I had counselling through St Catherine’s too which was fantastic
The counsellor Dennis had such a calm, soothing voice. He was very helpful, and he got me through those early weeks after losing Roger. I’d recommend the hospice’s counselling to anyone and if I saw Dennis, I’d just want to give him a hug and say thank you.
But grief is so hard
Even now I can’t cope with big crowds. I have to come home because I’m alone even in a crowd of people. Although I still celebrate life for my daughter and my grandchildren most of my life died when Roger did, and I don’t feel I can celebrate for me anymore in the same way.
Roger and I had been together for so long – he was cremated the day after our 49th wedding anniversary.
Our first date was a disaster though! It was Friday the 13th and we ran out of petrol in the rain. Roger proposed after only 10 days, and we got married 3 months later – we just knew we wanted to be together. A week after we got married Roger adopted my son, who I already had, and we brought him and our daughter up together. In 2005, we lost our son at 36 in a car crash with his partner. That was devastating but Roger and I grieved together.

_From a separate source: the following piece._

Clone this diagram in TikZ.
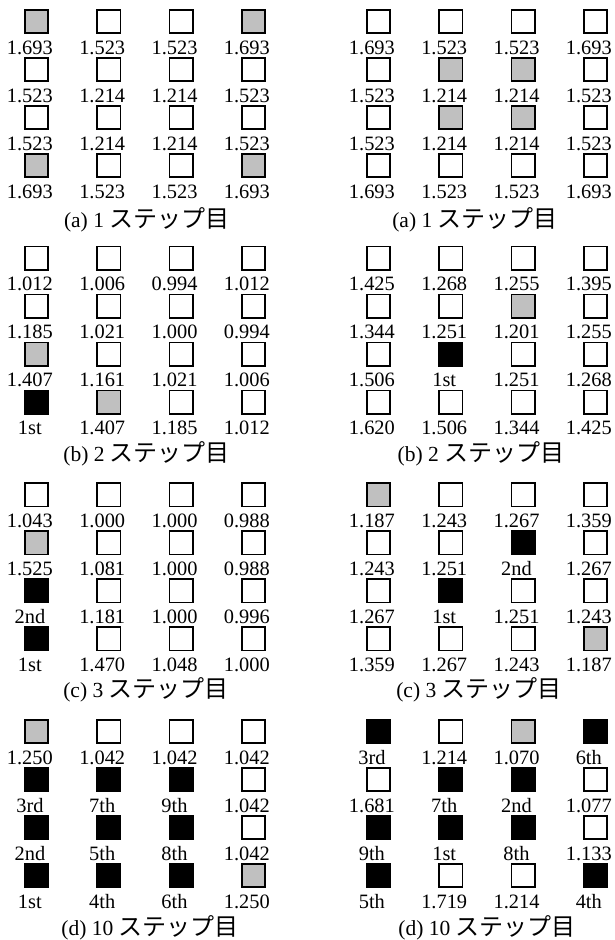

Nowadays, I grieve on my own to protect others. Once I cried in front of my granddaughter and she commented that it was the first time she’d seen me cry. I told her I don’t usually cry in front of her, but she said, “It’s alright to cry Nannie.”
I’ve just got back from a break in South Wales which allowed me to recall happy memories
Roger and I visited the same place for a caravan holiday in 2015 and 2018 so it was like going back in time. It felt like nothing had changed. I went to the same beach and the same cafes we went to together and it was like being back there sitting in a cafe with him. Remembering those times was nice.
Now I want to repay the kindness we had by helping St Catherine’s
St Catherine’s found me and helped me when I needed it most and I want to make sure the hospice is always there for other people because the thought of them not being there when I needed them is unbearable. They made life as easy as it could be in that situation and without them, I think I would have had a complete breakdown.
I do collections for the hospice and I also walked the Midnight Walk this year with our daughter Marie in Roger’s memory
It’s the first time we did the Midnight Walk but it was something we could do together for him whilst being with other people going through the same thing.
I wish I could do because the hospice does such special work, but I don’t feel strong enough to do more at the moment, maybe in time I will, but at collections I’ve had some nice interactions with people.
When I was doing a collection in Waitrose recently someone came up to me and said, “I’ve never had to use the hospice and I hope I never will but knowing you’re there helps” and they made a donation.
Another time I was collecting at Hilliers garden centre, and a gentleman told me he knew the man who has donated land at Pease Pottage for the new hospice. Roger knew him too so that was a nice connection. He told me that he’d recently donated £9,000 to the hospice’s Charity Extra appeal towards the new hospice but he still put money in the bucket.
That just shows how much St Catherine’s means to local people.
The fact you’re building a bigger hospice to help more people is so fantastic. You can’t help make everybody well but giving people help and support at the end of life is so important to the patient and the family.”